The definition of compact is every open cover has a finite subcover; I want to prove $S^n$ is compact directly, i.e. choose any infinite open cover, $\{a_i\}$, how to find a finite subcover?
What spaces can we get if we only require that at least one infinite open cover has a finite subcover,by proper open subsets., is this sufficient for compactness?
Also, how to show (closed and bounded) $\implies$ compact?
How to prove that every open cover of [0,1] has a finite subcover?
Best Answer
For the first question, proving $S^n$ is compact directly from the definition could be very long and messy; I would suggest you use Heine Borel (your third question): consider the Euclidean norm $$ | \ \ \ |: \mathbb{R}^n \to [0, +\infty)$$ this is a continuous function, hence the preimage of a closed set of $[0, +\infty)$ is closed in $\mathbb{R}^n$. Since points are closed in $\mathbb{R}^n$ $$S^n = | \ \ \ |^{-1} (1) $$ is closed.
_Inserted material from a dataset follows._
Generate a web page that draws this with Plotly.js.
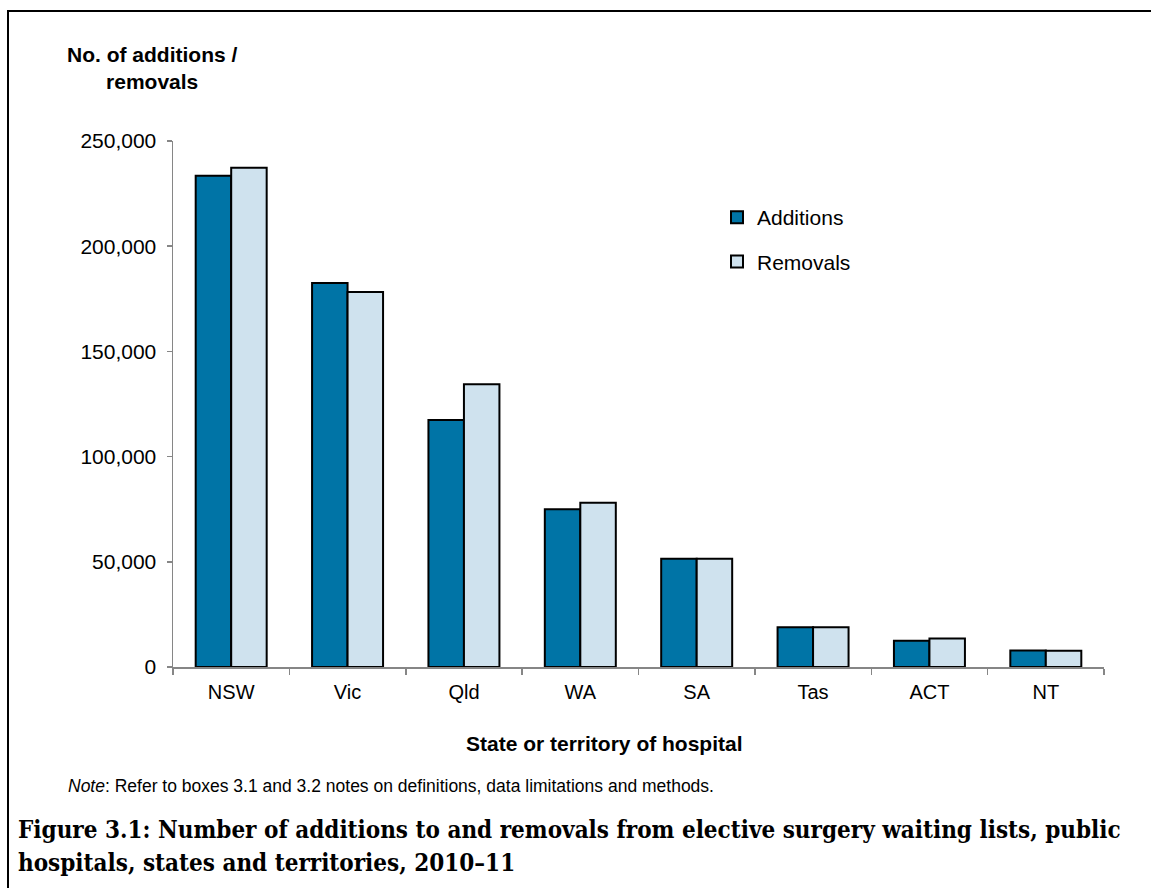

Since the $S^n$ is bounded, it is compact.
For the second question the answer is all spaces with infinite open sets. Take a general topological space $(X, \tau)$, and simply take the cover of all open sets, $\tau$: a finite subcover is trivially given by $\{ X \}$. Also, asking that $X$ not be part of the cover still leaves you quite far from compactness: take $(0, 1)$, and consider an open cover $\mathscr{U}$ such that $\left(0, \frac23 \right), \ \left(\frac13, 1 \right) \in \mathscr{U}$. (If you want $\mathscr{U}$ to be infinite, just throw in infinite other open sets). $\{\left(0, \frac23 \right), \ \left(\frac13, 1 \right) \} \subseteq \mathscr{U}$ is a finite subcover of $\mathscr{U}$, and clearly an open interval is far from being compact.
For the third question I suggest you read here , or here. Also note that the " $\Leftarrow $" is also true.
For your last question, I will include a sketch of a proof I am familiar with (the whole proof is rather long, and you can find it, and probably others, in many General Topology textbooks):
Let $I = [0, 1]$, let $\mathscr{U}$ be an open cover of $I$, and let $$X = \{x \in I \ | \ [0, x] \ \text{is covered by finitely many} \ U \ \in \mathscr{U} \}$$ if you prove that $I = X$ you are done. You can do this by proving that $ \emptyset \neq X$ is an interval, and is simulteneously open and closed in $I$. Since the only interval $\subseteq I$ with this property is $I$ itself, you are done.
(sorry, I'm slow with latex and by the time I finished, most of this was already covered in the comments; I hope it helps anyway!)